:: DATASET

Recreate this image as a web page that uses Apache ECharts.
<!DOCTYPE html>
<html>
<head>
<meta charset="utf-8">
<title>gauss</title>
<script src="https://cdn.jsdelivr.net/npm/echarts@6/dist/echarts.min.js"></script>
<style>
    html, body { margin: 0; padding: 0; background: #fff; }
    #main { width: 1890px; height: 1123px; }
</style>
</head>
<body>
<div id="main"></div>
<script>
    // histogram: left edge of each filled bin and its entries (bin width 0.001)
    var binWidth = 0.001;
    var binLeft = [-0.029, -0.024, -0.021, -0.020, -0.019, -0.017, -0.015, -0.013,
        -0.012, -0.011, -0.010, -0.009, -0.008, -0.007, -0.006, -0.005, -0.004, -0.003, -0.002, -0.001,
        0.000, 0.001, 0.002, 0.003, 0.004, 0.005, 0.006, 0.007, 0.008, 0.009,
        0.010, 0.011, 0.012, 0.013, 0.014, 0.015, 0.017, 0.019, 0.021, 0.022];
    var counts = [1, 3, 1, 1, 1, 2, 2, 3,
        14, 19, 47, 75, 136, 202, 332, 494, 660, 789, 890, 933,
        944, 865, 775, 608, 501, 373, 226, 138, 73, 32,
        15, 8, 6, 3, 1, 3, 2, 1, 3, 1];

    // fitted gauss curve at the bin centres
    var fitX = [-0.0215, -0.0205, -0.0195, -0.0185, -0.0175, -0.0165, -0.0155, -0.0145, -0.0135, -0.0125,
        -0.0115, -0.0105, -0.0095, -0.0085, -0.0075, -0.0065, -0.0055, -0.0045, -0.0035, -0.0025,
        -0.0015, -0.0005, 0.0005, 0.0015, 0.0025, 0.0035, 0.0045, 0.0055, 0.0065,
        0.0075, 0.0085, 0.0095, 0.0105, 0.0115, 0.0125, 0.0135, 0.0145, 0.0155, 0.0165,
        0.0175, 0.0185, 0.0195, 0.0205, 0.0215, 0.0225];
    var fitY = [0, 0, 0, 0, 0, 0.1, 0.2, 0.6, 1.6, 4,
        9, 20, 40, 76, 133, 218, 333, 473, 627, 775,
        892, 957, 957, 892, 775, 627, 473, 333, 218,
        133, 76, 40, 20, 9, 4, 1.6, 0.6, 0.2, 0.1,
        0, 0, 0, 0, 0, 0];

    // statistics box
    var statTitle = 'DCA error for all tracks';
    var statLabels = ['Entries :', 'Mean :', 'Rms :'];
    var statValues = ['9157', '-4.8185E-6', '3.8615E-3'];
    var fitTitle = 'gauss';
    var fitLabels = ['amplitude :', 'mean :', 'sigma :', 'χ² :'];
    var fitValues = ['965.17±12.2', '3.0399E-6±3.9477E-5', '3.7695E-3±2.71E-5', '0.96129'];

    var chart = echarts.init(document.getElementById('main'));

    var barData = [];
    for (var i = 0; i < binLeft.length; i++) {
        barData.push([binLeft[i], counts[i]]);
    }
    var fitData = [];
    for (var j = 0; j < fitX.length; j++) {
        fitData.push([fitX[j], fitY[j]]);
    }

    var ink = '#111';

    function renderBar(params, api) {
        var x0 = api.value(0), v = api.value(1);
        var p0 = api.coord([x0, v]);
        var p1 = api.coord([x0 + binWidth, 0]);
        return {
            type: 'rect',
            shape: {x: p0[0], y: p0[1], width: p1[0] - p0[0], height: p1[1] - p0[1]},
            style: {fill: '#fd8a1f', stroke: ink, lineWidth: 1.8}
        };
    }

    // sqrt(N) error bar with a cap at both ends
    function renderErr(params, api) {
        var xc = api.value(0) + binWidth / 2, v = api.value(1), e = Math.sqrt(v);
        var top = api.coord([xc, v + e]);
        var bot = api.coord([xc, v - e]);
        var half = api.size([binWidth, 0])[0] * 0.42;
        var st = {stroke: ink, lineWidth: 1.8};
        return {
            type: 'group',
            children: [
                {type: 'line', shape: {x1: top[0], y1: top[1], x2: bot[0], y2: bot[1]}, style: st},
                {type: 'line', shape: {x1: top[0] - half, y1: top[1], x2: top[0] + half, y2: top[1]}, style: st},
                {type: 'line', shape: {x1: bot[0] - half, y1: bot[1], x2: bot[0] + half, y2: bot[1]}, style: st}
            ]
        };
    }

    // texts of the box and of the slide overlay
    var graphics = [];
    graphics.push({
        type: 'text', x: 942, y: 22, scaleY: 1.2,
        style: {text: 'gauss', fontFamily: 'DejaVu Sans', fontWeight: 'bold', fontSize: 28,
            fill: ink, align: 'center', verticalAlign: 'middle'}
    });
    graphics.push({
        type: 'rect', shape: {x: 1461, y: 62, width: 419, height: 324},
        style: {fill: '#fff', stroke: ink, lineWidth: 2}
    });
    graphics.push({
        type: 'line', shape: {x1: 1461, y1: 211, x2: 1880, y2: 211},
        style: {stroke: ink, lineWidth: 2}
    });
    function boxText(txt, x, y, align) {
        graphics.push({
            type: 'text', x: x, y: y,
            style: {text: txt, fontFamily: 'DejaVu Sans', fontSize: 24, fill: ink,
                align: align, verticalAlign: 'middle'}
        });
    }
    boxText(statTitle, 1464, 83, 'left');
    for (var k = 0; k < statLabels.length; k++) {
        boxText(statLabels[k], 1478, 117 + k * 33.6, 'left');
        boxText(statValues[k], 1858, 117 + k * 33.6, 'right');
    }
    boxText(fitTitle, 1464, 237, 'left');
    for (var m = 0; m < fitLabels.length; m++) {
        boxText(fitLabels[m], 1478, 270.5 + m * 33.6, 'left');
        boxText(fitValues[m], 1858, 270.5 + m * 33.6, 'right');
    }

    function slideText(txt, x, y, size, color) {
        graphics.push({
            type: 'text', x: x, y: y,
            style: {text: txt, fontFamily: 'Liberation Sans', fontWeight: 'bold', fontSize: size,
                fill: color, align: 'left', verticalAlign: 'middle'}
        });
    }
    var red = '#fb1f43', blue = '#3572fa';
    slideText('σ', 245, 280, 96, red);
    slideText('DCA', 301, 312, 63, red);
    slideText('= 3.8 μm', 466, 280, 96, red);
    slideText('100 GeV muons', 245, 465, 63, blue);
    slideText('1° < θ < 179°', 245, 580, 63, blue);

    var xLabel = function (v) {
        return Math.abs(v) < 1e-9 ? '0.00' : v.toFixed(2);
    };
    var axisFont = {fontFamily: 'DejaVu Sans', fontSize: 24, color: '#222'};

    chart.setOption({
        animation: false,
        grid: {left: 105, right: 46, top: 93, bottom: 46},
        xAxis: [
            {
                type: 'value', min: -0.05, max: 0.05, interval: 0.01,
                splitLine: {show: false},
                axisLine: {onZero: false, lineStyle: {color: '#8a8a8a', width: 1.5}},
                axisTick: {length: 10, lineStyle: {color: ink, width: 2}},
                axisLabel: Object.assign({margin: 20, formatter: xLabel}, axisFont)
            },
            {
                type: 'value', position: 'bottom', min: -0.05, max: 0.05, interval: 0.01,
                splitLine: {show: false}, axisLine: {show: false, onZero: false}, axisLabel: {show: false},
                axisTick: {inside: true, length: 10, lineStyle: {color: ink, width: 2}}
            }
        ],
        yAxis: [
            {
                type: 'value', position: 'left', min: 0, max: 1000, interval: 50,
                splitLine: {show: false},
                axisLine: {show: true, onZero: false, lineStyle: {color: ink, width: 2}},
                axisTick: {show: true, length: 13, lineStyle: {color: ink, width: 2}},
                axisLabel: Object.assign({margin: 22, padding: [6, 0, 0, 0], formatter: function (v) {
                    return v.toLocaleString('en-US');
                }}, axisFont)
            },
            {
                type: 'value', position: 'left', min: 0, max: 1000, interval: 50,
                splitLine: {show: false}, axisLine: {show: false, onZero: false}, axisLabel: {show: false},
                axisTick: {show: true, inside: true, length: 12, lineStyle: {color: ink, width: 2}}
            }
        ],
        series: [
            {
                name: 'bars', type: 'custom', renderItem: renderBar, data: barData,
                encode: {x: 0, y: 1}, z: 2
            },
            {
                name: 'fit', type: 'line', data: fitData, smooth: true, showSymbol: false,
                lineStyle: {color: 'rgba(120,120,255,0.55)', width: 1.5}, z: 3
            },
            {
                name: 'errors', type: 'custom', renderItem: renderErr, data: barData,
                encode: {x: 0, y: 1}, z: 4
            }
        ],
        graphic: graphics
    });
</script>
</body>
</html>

::::
:: DATASET

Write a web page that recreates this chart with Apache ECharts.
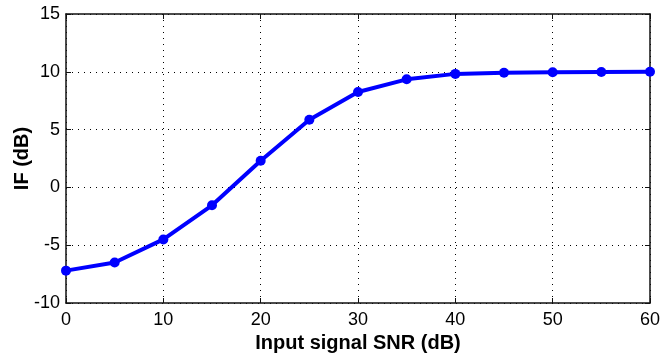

::::

◆ AIM: Retype verbatim the lines that run from the line containing "Recreate this image" to the line containing "15, 8, 6, 3, 1, 3, 2, 1, 3, 1];", both inclusive, and no others.

◆ THE REPLY:
Recreate this image as a web page that uses Apache ECharts.
<!DOCTYPE html>
<html>
<head>
<meta charset="utf-8">
<title>gauss</title>
<script src="https://cdn.jsdelivr.net/npm/echarts@6/dist/echarts.min.js"></script>
<style>
    html, body { margin: 0; padding: 0; background: #fff; }
    #main { width: 1890px; height: 1123px; }
</style>
</head>
<body>
<div id="main"></div>
<script>
    // histogram: left edge of each filled bin and its entries (bin width 0.001)
    var binWidth = 0.001;
    var binLeft = [-0.029, -0.024, -0.021, -0.020, -0.019, -0.017, -0.015, -0.013,
        -0.012, -0.011, -0.010, -0.009, -0.008, -0.007, -0.006, -0.005, -0.004, -0.003, -0.002, -0.001,
        0.000, 0.001, 0.002, 0.003, 0.004, 0.005, 0.006, 0.007, 0.008, 0.009,
        0.010, 0.011, 0.012, 0.013, 0.014, 0.015, 0.017, 0.019, 0.021, 0.022];
    var counts = [1, 3, 1, 1, 1, 2, 2, 3,
        14, 19, 47, 75, 136, 202, 332, 494, 660, 789, 890, 933,
        944, 865, 775, 608, 501, 373, 226, 138, 73, 32,
        15, 8, 6, 3, 1, 3, 2, 1, 3, 1];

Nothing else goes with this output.